This was too good not to share.
Fuzzy Ergo Sum
Lately there’s been something of a vogue for posthumous sequels to classic SF works. (This sort of thing happens every few decades, often when the economy turns sour and publishers are looking for “sure things” that don’t require massive payments to living big-name authors.)
H. Beam Piper’s original 1962 novel Little Fuzzy is one of the most beloved books in the field. And since Piper and his heirs weren’t careful about the arcane copyright registration procedures of the time, the book is now in the public domain (i.e.: anyone can write a sequel without owing Piper’s heirs one red cent).
This isn’t the first Little Fuzzy sequel; the history of the series is convoluted at best. Piper himself wrote one direct sequel, Fuzzy Sapiens (1964). Much later, Ace Books continued the series with Fuzzy Bones by William Tuning (1981). Golden Dream: A Fuzzy Odyssey by Ardath Mayhar (1982) retells the original story from the viewpoint of the alien Fuzzies.
Subsequently, a lost manuscript for a third Fuzzy novel was discovered among Piper’s papers; it was published in 1984 as Fuzzies and Other People. The events of this book contradicted those in Fuzzy Bones (of course), so the latter book is considered as part of an alternate universe.
To make matters even more confusing, by the time you read this Tor will have published Fuzzy Nation by John Scalzi, which is supposed to “reboot” the whole Little Fuzzy universe and start over from the beginning.
And where does Fuzzy Ergo Sum fit in? It picks up where Fuzzies and Other People left off, continuing the story of explorer Jack Halloway (who discovered the Fuzzies), CEO Victor Grego, and Little Fuzzy himself. It’s been a quiet few years on the peaceful planet Zarathustra, but now a new bureaucrat touches down on an unexplained mission. Then Zarathustra’s worst criminal escapes from jail, the Chief Prosecutor is kidnapped, and the Fuzzies and their human friends have more than enough problems to deal with.
Of all the commissioned sequels, Wolfgang Diehr’s most captures the voice of H. Beam Piper. One gets the feeling that he is a fan of Piper, and he’s also a good enough writer to pull off the right mix of homage and originality.
At $38.00 the hardcover is pretty steep, but the e-book is well worth the asking price.
How cool is that? Of course, I am the only non-Piper writer to try to stay completely in the canon, so that may have given me an edge. Still, AWESOME review. Now if it would just translate to sales…

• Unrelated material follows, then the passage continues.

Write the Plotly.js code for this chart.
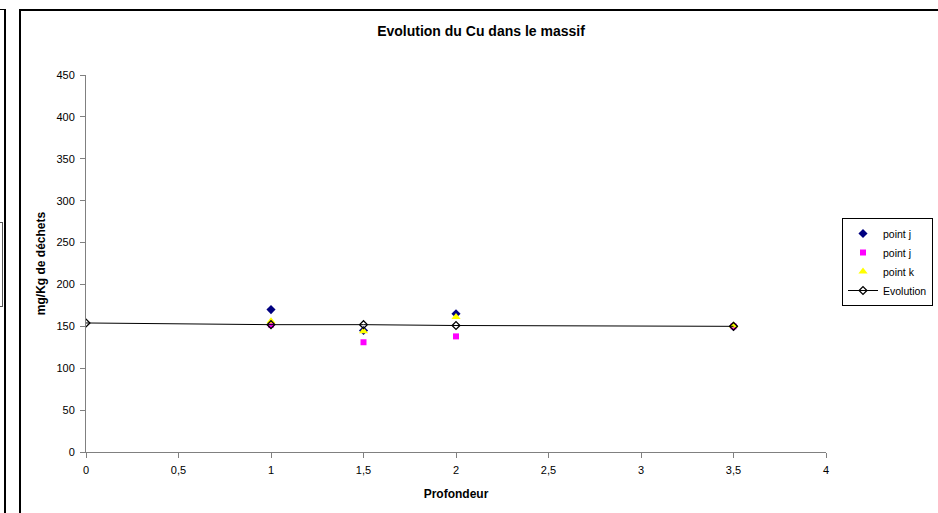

I should point out that I was not commissioned for this book. I started it as a piece of fan-fic back in 2006. It was partially reviewed by my Creative writing class back in 2007. I was asked to get it ready for publication in 2010 by Pequod Press, the number one publisher of Piper related sequels, but a very small firm. Not a giant like Tor.
If you haven’t read “Little Fuzzy” by H. Beam Piper, go to Project Gutenberg and download a free copy. In fact, check out all the other Piper stories while you are there. Well worth the time. Also, try haunting some used book stores for the other Fuzzy Books and the Paratime collection featuring “Lord Kalvan of Otherwhen.”